Проникнув в глубины диалектики, он ежедневно вызывал волнение в местах большого стечения народа, перед которым он разводил свои словеса и, изложив какую-нибудь софистическую выдумку, доказывал ее такого же рода аргументами[567].
С Италом вступили в дружбу царствовавший в то время Михаил Дука и его братья[568]. Отдавая предпочтение Пселлу[569], они тем не менее любили Итала и использовали его в словесных состязаниях: ведь Дуки — как братья самодержца, так и сам император — были очень просвещенными людьми. Итал смотрел на Пселла горящими безумными глазами и, когда тот орлом налетал на его софизмы, приходил в волнение и неистовство, горячился или огорчался.

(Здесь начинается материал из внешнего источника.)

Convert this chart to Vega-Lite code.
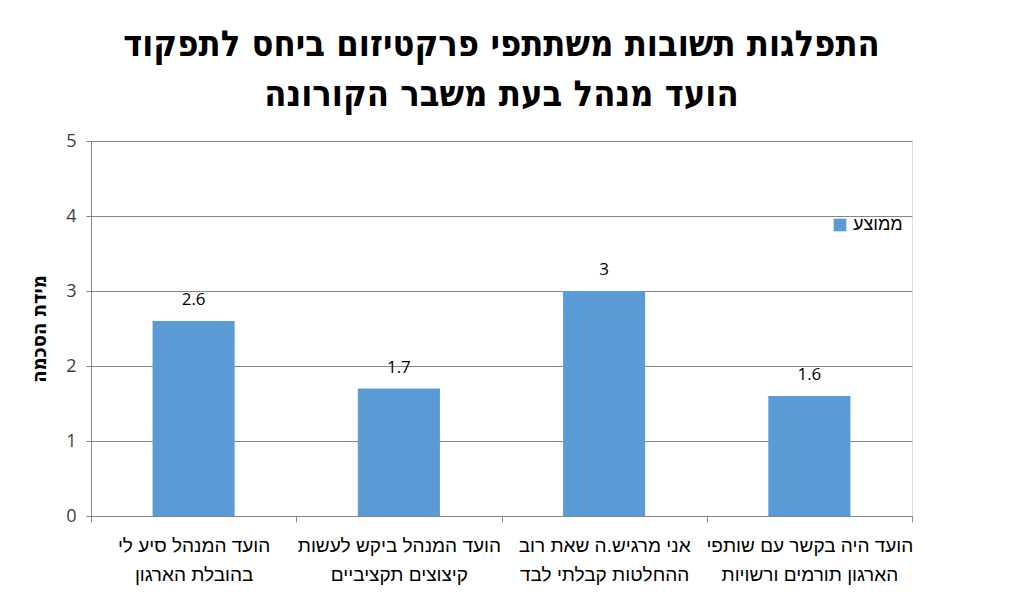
{
  "$schema": "https://vega.github.io/schema/vega-lite/v6.json",
  "autosize": "none",
  "width": 821,
  "height": 375,
  "padding": {"left": 91, "top": 141, "right": 124, "bottom": 83},
  "background": "white",
  "title": {
    "text": ["התפלגות תשובות משתתפי פרקטיזום ביחס לתפקוד", "הועד מנהל בעת משבר הקורונה"],
    "font": "DejaVu Sans Condensed",
    "fontSize": 36,
    "fontWeight": "bold",
    "lineHeight": 50,
    "color": "black",
    "anchor": "middle",
    "offset": 18
  },
  "data": {
    "values": [
      {"q": "הועד המנהל סיע לי|בהובלת הארגון", "avg": 2.6, "series": "ממוצע"},
      {"q": "הועד המנהל ביקש לעשות|קיצוצים תקציביים", "avg": 1.7, "series": "ממוצע"},
      {"q": "אני מרגיש.ה שאת רוב|ההחלטות קבלתי לבד", "avg": 3, "series": "ממוצע"},
      {"q": "הועד היה בקשר עם שותפי|הארגון תורמים ורשויות", "avg": 1.6, "series": "ממוצע"}
    ]
  },
  "encoding": {
    "x": {
      "field": "q",
      "type": "nominal",
      "sort": null,
      "scale": {"paddingInner": 0, "paddingOuter": 0},
      "axis": {
        "title": null,
        "labelAngle": 0,
        "labelExpr": "split(datum.label, '|')",
        "labelFont": "Liberation Sans Narrow, sans-serif",
        "labelFontSize": 19,
        "labelColor": "black",
        "labelLineHeight": 29,
        "labelPadding": 14,
        "tickBand": "extent",
        "tickColor": "#868686",
        "tickSize": 6,
        "domainColor": "#868686",
        "labelLimit": 300
      }
    },
    "y": {
      "field": "avg",
      "type": "quantitative",
      "scale": {"domain": [0, 5]},
      "axis": {
        "title": "מידת הסכמה",
        "titleFont": "DejaVu Sans Condensed",
        "titleFontSize": 20,
        "titleFontWeight": "bold",
        "titleColor": "black",
        "titlePadding": 16,
        "values": [0, 1, 2, 3, 4, 5],
        "labelFont": "Open Sans",
        "labelFontSize": 18,
        "labelColor": "#404040",
        "labelPadding": 10,
        "tickColor": "#868686",
        "tickSize": 5,
        "domainColor": "#868686",
        "grid": true,
        "gridColor": "#868686"
      }
    }
  },
  "layer": [
    {
      "mark": {"type": "bar", "width": {"band": 0.4}, "color": "#5B9BD5"},
      "encoding": {
        "color": {
          "field": "series",
          "type": "nominal",
          "scale": {"range": ["#5B9BD5"]},
          "legend": {
            "title": null,
            "orient": "none",
            "legendX": 740,
            "legendY": 75,
            "symbolType": "square",
            "symbolSize": 160,
            "labelFont": "Liberation Sans Narrow, sans-serif",
            "labelFontSize": 18,
            "labelColor": "black"
          }
        }
      }
    },
    {
      "mark": {"type": "text", "dy": -21, "font": "Open Sans", "fontSize": 17, "color": "black"},
      "encoding": {"text": {"field": "avg", "type": "quantitative"}}
    }
  ]
}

Что же произошло дальше? Латиняне и италийцы возгорелись желанием вступить в войну с ромеями и замыслили захват всей Лонгивардии и Италии[570]. Император отправил в Эпидамн Итала, полагая, что он свой человек, честен и хорошо знаком с положением в Италии. Говоря коротко, Итала изобличили в том, что он в Италии предает нас, и был послан человек, который должен был его оттуда изгнать. Но Итал, узнав об этом, бежал в Рим. Затем он раскаялся (такова уж его натура!), обратился с просьбой к императору и по его приказу прибыл в Константинополь, где ему были для местожительства опре-{172}делены монастырь, известный под названием Пиги, и церковь Сорока святых[571]. А когда Пселл после пострижения покинул Византий[572], Итал был назначен учителем всей философии в должности ипата философов[573] и ревностно занимался толкованием книг Аристотеля и Платона. Он казался чрезвычайно образованным человеком и более чем кто-либо другой был искушен в сложнейшей перипатетической философии и особенно диалектике. В других областях словесности он не имел больших дарований[574]: хромал в грамматике и не вкусил сладости риторики. Поэтому его слог был лишен гармоничности и изящной отделки, имел характер грубый и неприкрашенный. Речь у него была хмурой и язвительной. Его писания были исполнены диалектическими доводами, а речь загромождена эпихейремами, впрочем больше в устных выступлениях, чем в письменных сочинениях. Он был настолько силен и непобедим в диспутах, что его противники оказывались беспомощными и сами собой замолкали. Своими вопросами он рыл для собеседника яму и бросал его в колодец трудностей. Этот муж был настолько опытен в диалектике, что непрерывным градом вопросов буквально душил спорящих с ним, а их ум приводил в замешательство и смущение. Никто не мог, раз встретившись с ним, пройти сквозь его лабиринты. Вообще же он был совершенно невоспитан, и гнев владел его душой, а если он и приобрел благодаря науке какую-нибудь добродетель, то его злой характер уничтожил ее и свел на нет. Этот муж спорил как словами, так и руками и не дожидался того момента, когда собеседник попадет в безвыходное положение; он не удовлетворялся тем, что зажимал рот противнику и осуждал его на молчание, — рука Итала тотчас обрушивалась на бороду и волосы собеседника, и обида следовала за обидой; свои руки, так же как и язык, он не мог сдержать. Только одна черта Итала была чуждой философам: ударив противника, он переставал гневаться, обливался слезами и проявлял явные признаки раскаяния.